Humans are moved by the thought of death. Shelley uses this in his poetry.
"Dizzy Ravine! and when I gaze on thee
I seem as in a trance sublime and strange
To muse on my own separate fantasy,
My own, my human mind, which passively
Now renders and receives fast influencings,
Holding an unremitting interchange
With the clear universe of things around;
One legion of wild thoughts, whose wandering wings
Now float above thy darkness, and now rest
Where that or thou art no unbidden guest,
In the still cave of the witch Poesy,
Seeking among the shadows that pass by
Ghosts of all things that are, some shade of thee,
Some phantom, some faint image; till the breast
From which they fled recalls them, thou art there!"

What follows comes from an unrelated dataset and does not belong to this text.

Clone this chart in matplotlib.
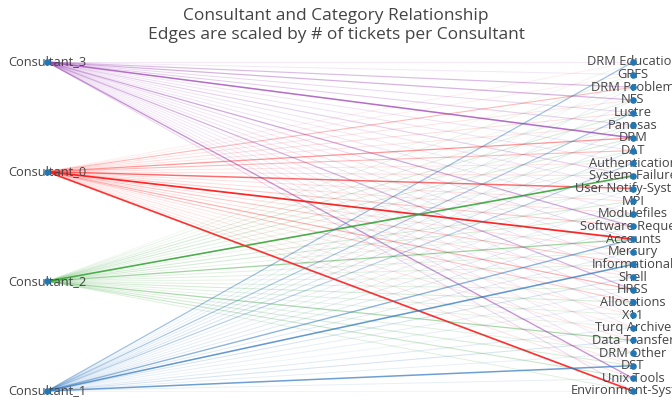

[Percy Shelley, ‘Mont Blanc’]
The setting is a deep ravine, one of the categories for the sublime according to Burke. Note the word "dizzy": the sublime takes place in the mind of the speaker, not in nature. The words "strange", "unfamiliar" and "solitude" all evoke the sublime; it makes you think of the relationship between your own mind and the universe, and that thought underlines the great creative power of the mind.
Wordsworth's Prelude is also in part set in the Alps.

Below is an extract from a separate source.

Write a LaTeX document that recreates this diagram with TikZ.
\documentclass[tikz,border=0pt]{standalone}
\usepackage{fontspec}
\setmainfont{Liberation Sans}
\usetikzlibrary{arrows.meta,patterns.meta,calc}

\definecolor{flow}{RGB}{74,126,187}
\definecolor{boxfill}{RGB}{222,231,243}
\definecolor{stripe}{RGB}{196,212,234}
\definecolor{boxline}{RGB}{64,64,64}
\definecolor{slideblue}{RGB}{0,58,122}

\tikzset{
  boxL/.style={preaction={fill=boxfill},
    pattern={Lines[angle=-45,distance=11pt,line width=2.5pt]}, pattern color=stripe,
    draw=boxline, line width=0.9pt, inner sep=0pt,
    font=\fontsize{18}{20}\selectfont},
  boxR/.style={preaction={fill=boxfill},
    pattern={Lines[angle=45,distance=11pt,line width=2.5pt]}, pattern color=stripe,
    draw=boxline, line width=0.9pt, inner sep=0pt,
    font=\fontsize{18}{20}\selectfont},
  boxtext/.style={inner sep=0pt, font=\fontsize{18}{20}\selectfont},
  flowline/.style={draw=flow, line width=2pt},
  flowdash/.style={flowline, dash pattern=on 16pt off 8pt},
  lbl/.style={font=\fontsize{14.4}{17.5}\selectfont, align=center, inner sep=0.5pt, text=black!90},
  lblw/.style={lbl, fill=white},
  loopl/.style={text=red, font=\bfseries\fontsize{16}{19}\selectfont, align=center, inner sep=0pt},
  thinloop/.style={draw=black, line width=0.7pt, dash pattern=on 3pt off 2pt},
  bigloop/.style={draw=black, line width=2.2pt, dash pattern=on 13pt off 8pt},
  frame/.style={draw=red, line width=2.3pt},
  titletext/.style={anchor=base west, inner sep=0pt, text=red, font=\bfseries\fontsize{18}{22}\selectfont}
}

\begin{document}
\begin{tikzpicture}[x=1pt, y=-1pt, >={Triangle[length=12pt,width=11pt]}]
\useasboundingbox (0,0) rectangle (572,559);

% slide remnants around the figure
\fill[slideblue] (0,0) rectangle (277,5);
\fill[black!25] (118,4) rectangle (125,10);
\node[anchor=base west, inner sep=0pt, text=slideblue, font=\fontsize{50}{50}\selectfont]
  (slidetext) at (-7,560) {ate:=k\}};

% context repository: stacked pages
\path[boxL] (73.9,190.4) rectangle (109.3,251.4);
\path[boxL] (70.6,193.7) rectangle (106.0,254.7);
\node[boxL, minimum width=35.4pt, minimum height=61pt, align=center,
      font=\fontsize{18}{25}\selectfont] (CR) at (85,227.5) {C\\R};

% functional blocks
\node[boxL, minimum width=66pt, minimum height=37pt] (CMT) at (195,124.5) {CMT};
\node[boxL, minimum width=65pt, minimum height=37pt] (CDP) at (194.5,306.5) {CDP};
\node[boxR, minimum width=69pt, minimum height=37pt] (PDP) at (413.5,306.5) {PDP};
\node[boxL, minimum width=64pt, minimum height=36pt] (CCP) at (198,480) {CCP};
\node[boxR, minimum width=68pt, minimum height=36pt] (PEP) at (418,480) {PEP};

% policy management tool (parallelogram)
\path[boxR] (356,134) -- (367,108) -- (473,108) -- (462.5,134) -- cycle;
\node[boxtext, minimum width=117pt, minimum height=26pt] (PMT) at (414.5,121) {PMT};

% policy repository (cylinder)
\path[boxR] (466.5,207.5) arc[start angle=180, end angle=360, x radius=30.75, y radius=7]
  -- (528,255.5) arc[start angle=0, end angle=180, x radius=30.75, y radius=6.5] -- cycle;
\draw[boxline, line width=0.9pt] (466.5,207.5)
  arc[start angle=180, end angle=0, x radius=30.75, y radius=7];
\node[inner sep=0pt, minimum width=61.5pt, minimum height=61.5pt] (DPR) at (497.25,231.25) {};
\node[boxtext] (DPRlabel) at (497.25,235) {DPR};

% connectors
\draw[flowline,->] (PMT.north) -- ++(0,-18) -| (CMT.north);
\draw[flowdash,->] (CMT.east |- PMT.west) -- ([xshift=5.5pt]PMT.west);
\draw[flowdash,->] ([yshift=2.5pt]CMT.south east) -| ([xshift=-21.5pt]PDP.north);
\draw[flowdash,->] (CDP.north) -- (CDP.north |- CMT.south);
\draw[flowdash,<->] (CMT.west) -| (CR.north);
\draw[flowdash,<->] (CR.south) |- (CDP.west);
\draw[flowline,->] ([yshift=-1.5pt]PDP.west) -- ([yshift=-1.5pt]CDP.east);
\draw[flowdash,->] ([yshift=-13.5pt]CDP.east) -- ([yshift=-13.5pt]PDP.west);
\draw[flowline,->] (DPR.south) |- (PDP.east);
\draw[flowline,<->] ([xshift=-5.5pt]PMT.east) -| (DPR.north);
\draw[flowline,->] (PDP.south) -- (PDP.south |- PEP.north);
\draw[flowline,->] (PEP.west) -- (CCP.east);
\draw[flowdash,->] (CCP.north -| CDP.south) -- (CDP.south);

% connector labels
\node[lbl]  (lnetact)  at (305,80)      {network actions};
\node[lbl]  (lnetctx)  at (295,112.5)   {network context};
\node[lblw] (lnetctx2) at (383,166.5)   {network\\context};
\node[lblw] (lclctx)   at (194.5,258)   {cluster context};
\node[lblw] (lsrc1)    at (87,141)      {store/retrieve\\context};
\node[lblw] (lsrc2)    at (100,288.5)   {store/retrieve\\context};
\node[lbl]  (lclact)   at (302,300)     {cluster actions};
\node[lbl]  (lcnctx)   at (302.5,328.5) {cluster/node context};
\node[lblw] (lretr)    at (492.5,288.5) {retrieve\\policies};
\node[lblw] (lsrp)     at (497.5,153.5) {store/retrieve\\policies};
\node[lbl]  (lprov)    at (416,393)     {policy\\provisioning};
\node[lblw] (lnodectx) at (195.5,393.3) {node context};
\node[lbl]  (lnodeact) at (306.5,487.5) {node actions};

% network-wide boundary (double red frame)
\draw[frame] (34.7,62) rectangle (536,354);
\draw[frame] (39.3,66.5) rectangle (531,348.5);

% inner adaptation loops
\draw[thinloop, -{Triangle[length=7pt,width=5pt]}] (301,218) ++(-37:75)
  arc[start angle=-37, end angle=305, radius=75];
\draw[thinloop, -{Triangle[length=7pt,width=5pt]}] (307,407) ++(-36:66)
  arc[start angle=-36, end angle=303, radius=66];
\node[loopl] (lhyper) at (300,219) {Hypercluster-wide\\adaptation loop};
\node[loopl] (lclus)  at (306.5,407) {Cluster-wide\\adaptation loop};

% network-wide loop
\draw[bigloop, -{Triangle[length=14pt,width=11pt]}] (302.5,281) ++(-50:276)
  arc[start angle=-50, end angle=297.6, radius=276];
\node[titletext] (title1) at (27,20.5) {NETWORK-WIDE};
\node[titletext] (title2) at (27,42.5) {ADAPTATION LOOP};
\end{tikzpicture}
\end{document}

"Imagination--here the Power so called
Through sad incompetence of human speech,
That awful Power rose from the mind's abyss
Like an unfathered vapour that enwraps,
At once, some lonely traveller. I was lost;
Halted without an effort to break through;
But to my conscious soul I now can say--"
I recognise thy glory:" in such strength
Of usurpation, when the light of sense
Goes out, but with a flash that has revealed
The invisible world, doth greatness make abode,
There harbours; whether we be young or old,
Our destiny, our being's heart and home,
Is with infinitude, and only there;
With hope it is, hope that can never die,
Effort, and expectation, and desire,
And something evermore about to be."
[William Wordsworth, The Prelude Book VI]
Wordsworth realises that the sublime is not in nature but in the mind, and is disappointed that he did not feel it. After realising this, though, he experiences the sublime. His poetry is irrational, "cut free from referential ballad." The "light of sense", or rationality, went out of his mind and he suddenly felt his mind expand. His language tries to expand also: there is the sense of infinity entering the mind. The rational mind is not as essential or desirable as at first it seemed; there is something beyond the rational mind.